First they create the situation and then rush to find the antidote when it gets out of hand. Syria has again showed the absurdity of this approach, but I'm not sanguine about America changing its policy anytime soon. The "rebel fighters" still haven't' served the purpose so they are being protected and excused. Ahrar as-sham is a new label for a group of militants whose ideology is identical to Al-qaidah. Hardly anyone knows that they are the beneficiaries of Saudi and Qatari petrodollars and American weapons. In fact, Ahrar welcomed American bombing on Assad on Twitter. So much for being "anti-crusaders!" There's an astounding degree of collusion between Salafi jihadist goals and American policy objectives, and not just in Syria. But no one wants to talk about it and those who do are labeled as conspiracy theorists.
Syria is Afghanistan 2.0 and I'm shocked when I see comments like "it was a mistake for America to not get involved in Syria" or "America should have done something." But hey, America, it allies and proxies have been active in Syria from the outset, killing every possibility of a democratic transition.

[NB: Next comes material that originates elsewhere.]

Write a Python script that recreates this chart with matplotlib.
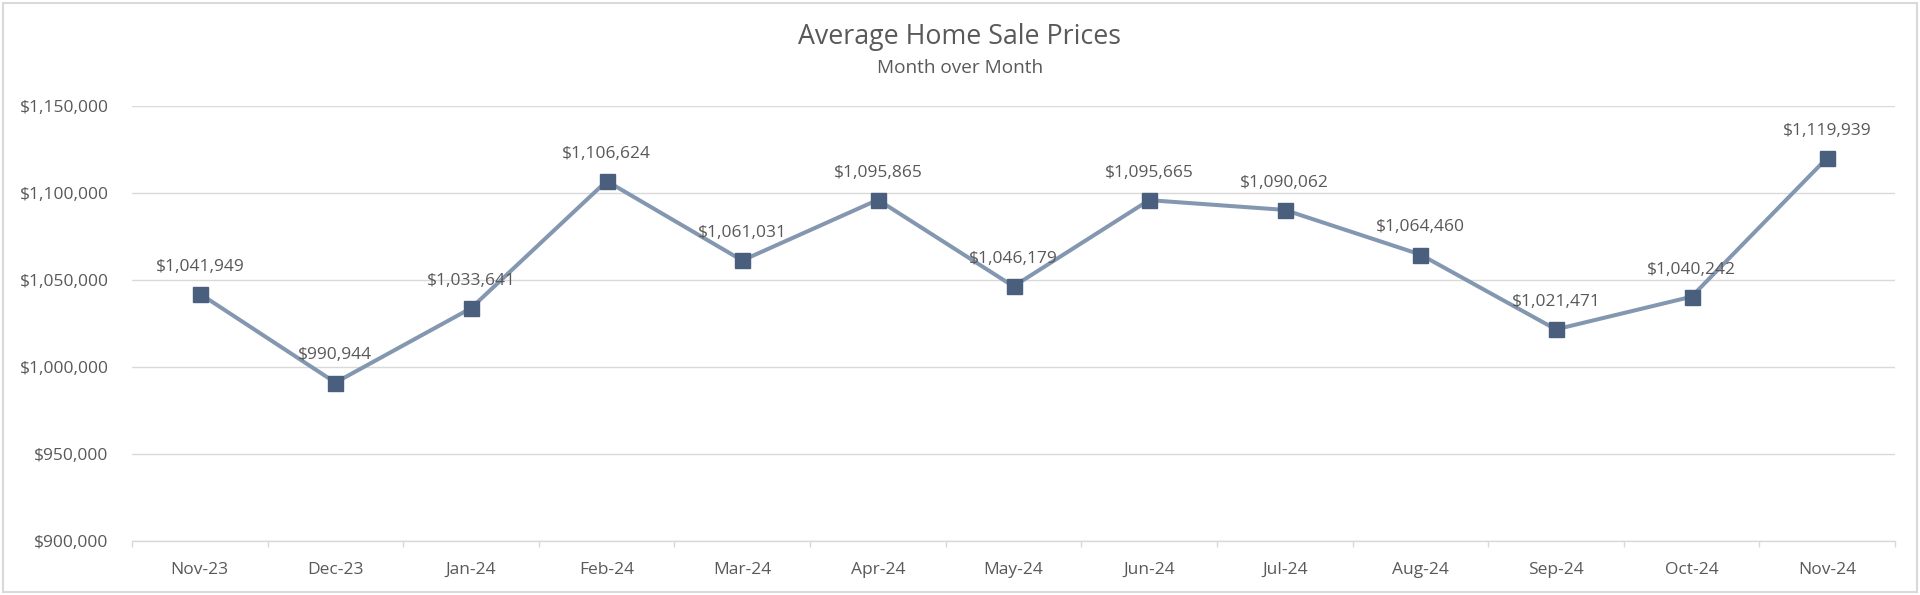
import matplotlib
matplotlib.use("Agg")
import matplotlib.pyplot as plt
from matplotlib.ticker import FuncFormatter, FixedLocator
from matplotlib.patches import Rectangle

months = ["Nov-23", "Dec-23", "Jan-24", "Feb-24", "Mar-24", "Apr-24", "May-24",
          "Jun-24", "Jul-24", "Aug-24", "Sep-24", "Oct-24", "Nov-24"]
prices = [1041949, 990944, 1033641, 1106624, 1061031, 1095865, 1046179,
          1095665, 1090062, 1064460, 1021471, 1040242, 1119939]
y_ticks = [900000, 950000, 1000000, 1050000, 1100000, 1150000]

plt.rcParams['font.family'] = ['Open Sans', 'DejaVu Sans']
text_color = '#595959'
grid_color = '#D9D9D9'

fig = plt.figure(figsize=(19.2, 5.95), dpi=100)
ax = fig.add_axes([132 / 1920, 1 - 541 / 595, (1895 - 132) / 1920, (541 - 105.5) / 595])

x = list(range(len(months)))
ax.plot(x, prices, color='#8497B0', lw=2.9, marker='s', markersize=10.8,
        markerfacecolor='#4A5E7E', markeredgecolor='#4A5E7E', zorder=3)

for xi, p in zip(x, prices):
    ax.annotate(f"${p:,.0f}", (xi, p), xytext=(0, 19.5), textcoords='offset points',
                ha='center', va='center', fontsize=12.5, color=text_color, zorder=4)

ax.set_xlim(-0.5, len(months) - 0.5)
ax.set_ylim(y_ticks[0], y_ticks[-1])
ax.set_yticks(y_ticks)
ax.yaxis.set_major_formatter(FuncFormatter(lambda v, _: f"${v:,.0f}"))
ax.set_xticks(x)
ax.set_xticklabels(months)
ax.xaxis.set_minor_locator(FixedLocator([i - 0.5 for i in range(len(months) + 1)]))
ax.tick_params(axis='x', which='major', length=0, pad=15, labelsize=12.5, labelcolor=text_color)
ax.tick_params(axis='x', which='minor', length=4, color=grid_color, width=1)
ax.tick_params(axis='y', length=0, pad=17, labelsize=12.5, labelcolor=text_color)

ax.grid(axis='y', color=grid_color, lw=1)
ax.set_axisbelow(True)
for s in ['top', 'right', 'left']:
    ax.spines[s].set_visible(False)
ax.spines['bottom'].set_color(grid_color)
ax.spines['bottom'].set_linewidth(1)

fig.text(0.5, 1 - 37 / 595, "Average Home Sale Prices", ha='center', va='center',
         fontsize=19.3, color=text_color)
fig.text(0.5, 1 - 68 / 595, "Month over Month", ha='center', va='center',
         fontsize=13.7, color=text_color)

fig.patches.append(Rectangle((3 / 1920, 3 / 595), 1 - 6 / 1920, 1 - 6 / 595,
                             transform=fig.transFigure, fill=False,
                             edgecolor='#D9D9D9', lw=1.5))

fig.savefig("out.png", dpi=100, facecolor='white')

Jibran, I happened to get talking today with someone here in Geneva who works for an NGO that's responsible for refugees - she's just come back from four years in Jordan. I asked her what her take on this was. She said that her information was that the official UN reports supported the theory that Assad had been responsible for the 2013 chemical weapons attack, but by now nothing would surprise her any more.
Can you post a link to the reports you refer to?

This view is contested on several grounds, including some claims that Assad's forces did hold some positions within 2 kilometers, but perhaps more plausibly, we are not actually certain what rockets were used and whether they could have come from a significantly farther distance. Wiki lists a maximum range of 9.8 kilometers for a 140mm rocket from a BM-14, and the UN claimed to have identified the engine from such a rocket at the site. One also has to consider what an "effective range" is. It largely depends on how precise one needs to be in hitting a target. Hitting a vehicle versus hitting somewhere within a wide district is a very different goal. These rockets are supposedly for "saturation" bombing, not precision, and they may have been entirely off target.
The thing is, of course, discrediting the claim that the rockets could not have come from Assad's forces is very different from demonstrating that they did come from Assad's forces.
The fact that the Syrian army had stockpiles of chemical weapons including Sarin gas, that they had BM-14 rocket systems of Russian manufacture, that a U.N. agency concluded that the perpetrators of the attack likely had access to the Syrian military's Sarin stockpiles, still adds up to circumstantial evidence and not necessarily proof. It is unlikely that proof beyond a reasonable doubt could be arrived at, especially in the middle of a civil war.

'No amount of US missiles is likely to improve Syria. One US phone call could probably end the starvation of Yemen. Telling which ppl prefer.'
https://mobile.twitter.com/undefined/...
And wouldn't some people who supported Trump disagree with this? It goes against his 'America First' thinking.
The use of chemical weapons is an atrocity, of course, and in an ideal world there would be NFZ to prevent further use, establishment of safer areas within Syria for civilian refugees, and eventually the trial of Assad at the end of hostilities. But this went on, without congressional approval, and we have no idea if this is part of a broader strategy of deterrence, or a one-off showing. Policy shifts are one thing, execution is another.